E non solo: il presidente del Consiglio sottolinea come siano da chiarire le competenze relative ai decreti legge: «Credo che la responsabilità di un giudizio sulla necessità e l'urgenza di un provvedimento spetti al governo e che il giudizio di questo fatto sia da attribuire al parlamento che esamina l'esistenza dei requisiti nella prima commissione (Affari costituzionali n.d.r.) come primo atto». A chi spetta questo chiarimento? Alla Corte costituziuonale? Berlusconi non risponde serrandosi con la mano le labbra. «Andremo a fare delle riforme - aggiunge però - e può darsi che andremo anche a chiarire il dettato della Carta costituzionale».
Il Cavaliere sottolinea come senza decreti legge i provvedimenti si perdano nei «meandri del Parlamento» e cita come esempio un provvedimento del ministero delle Pari opportunità. Quanto ai regolamenti parlamentari aggiunge «sono antiquati». Come potrà avvenire questo chiarimento: «Adesso ci riflettiamo - risponde il premier e vedremo se dovremo arrivare a quelle riforme della Carta costituzionale che sono necessarie».
Nel giro di 48 ore, usando come spunto una vicenda di povere anime, ha attaccato alla gola le principali istituzioni repubblicane: l’indipendenza e sovranità della magistratura, il ruolo di garanzia della presidenza della repubblica e, infine, la costituzione, rea, a suo dire, di essere stata ispirata a quella dell’Unione Sovietica. In pratica il presidente continua ad agitare il cadavere putrefatto di uno spauracchio la cui morte è stata certificata più di dieci anni fa senza che nessuno gli scoppi a ridere in faccia.
In questa azione di lucido delirio, il cui fine a questo punto potrebbe essere una revisione globale della costituzione, la restaurazione della monarchia e l’inizio di una dinastia designando come successore Piersilvio, il Reggente non è solo.
Da una parte c’è il nutrito stuolo di pallidi servi di cui si è circondato. Gente la cui mancanza di spina dorsale e lo stomaco mostruosamente dilatato ha imposto, nella vita, il ruolo di tappeto accondiscendente, dall’altra dalla prodigiosa ed intelligente informazione italiana che continua a tener mischiate nella stessa casseruola due cose mostruosamente diverse: una questione etica dolorosissima e l’ansia patologica di affermazione di un uomo i cui problemi di accettazione di se stesso sono diventati il fulcro della recente storia politica italiana.
Mi rendo perfettamente conto che per i media italiani abituati a rimpinzare i pomeriggi televisivi con storie lacrimosissime e le serate del sabato sera con commoventi ricongiunzioni familiari, una tragedia vera ed immensa come quella alla quale è stata condannata la famiglia Englaro appare come un’enorme torta di cioccolato e panna, ma la disinformazione operata ponendola in congiunzione con gli oscuri piani del vecchio tesserato P2 è un atto di colpevole complicità.

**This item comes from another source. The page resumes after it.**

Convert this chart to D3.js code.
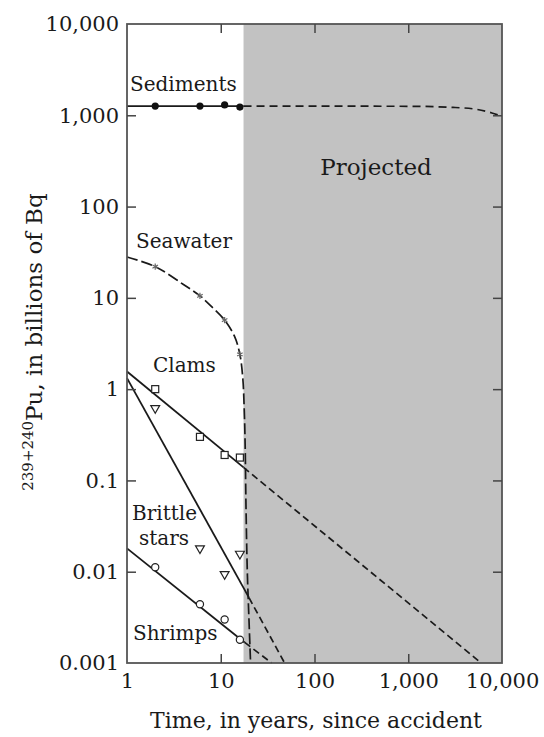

A questo punto è palese che se si vuole difendere il residuo di democrazia che rimane in Italia bisogna reimpossesarsi della costituzione e farla vivere nuovamente. Ribellarsi in maniera civile e non violenta allo scippo di diritti del quale siamo stati tutti vittima partendo dal diritto di voto, decapitato con l’abolizione delle preferenze, e passando poi al diritto alla dignità del lavoro che con l’istituzionalizzazione del cottimo passato per flessibilità ha esposto milioni di italiani al ricatto micidiale della povertà e dell’incertezza. Due diritti fortemente garantiti dalla nostra costituzione sovietica. E ci credo che a Silvio Ceronettinon piaccia.
Aldilà di ogni se e di ogni ma, io credo che sia giunto il momento di appoggiare in ogni modo le formazioni politiche che pongano chiaramente questi due problemi al centro della loro azione diffidando di chi fa politica a base di camomilla e biscottini alla farina di riso e di chi cavalca l’onda dell’indignazione popolare per proporre fumose politiche populiste.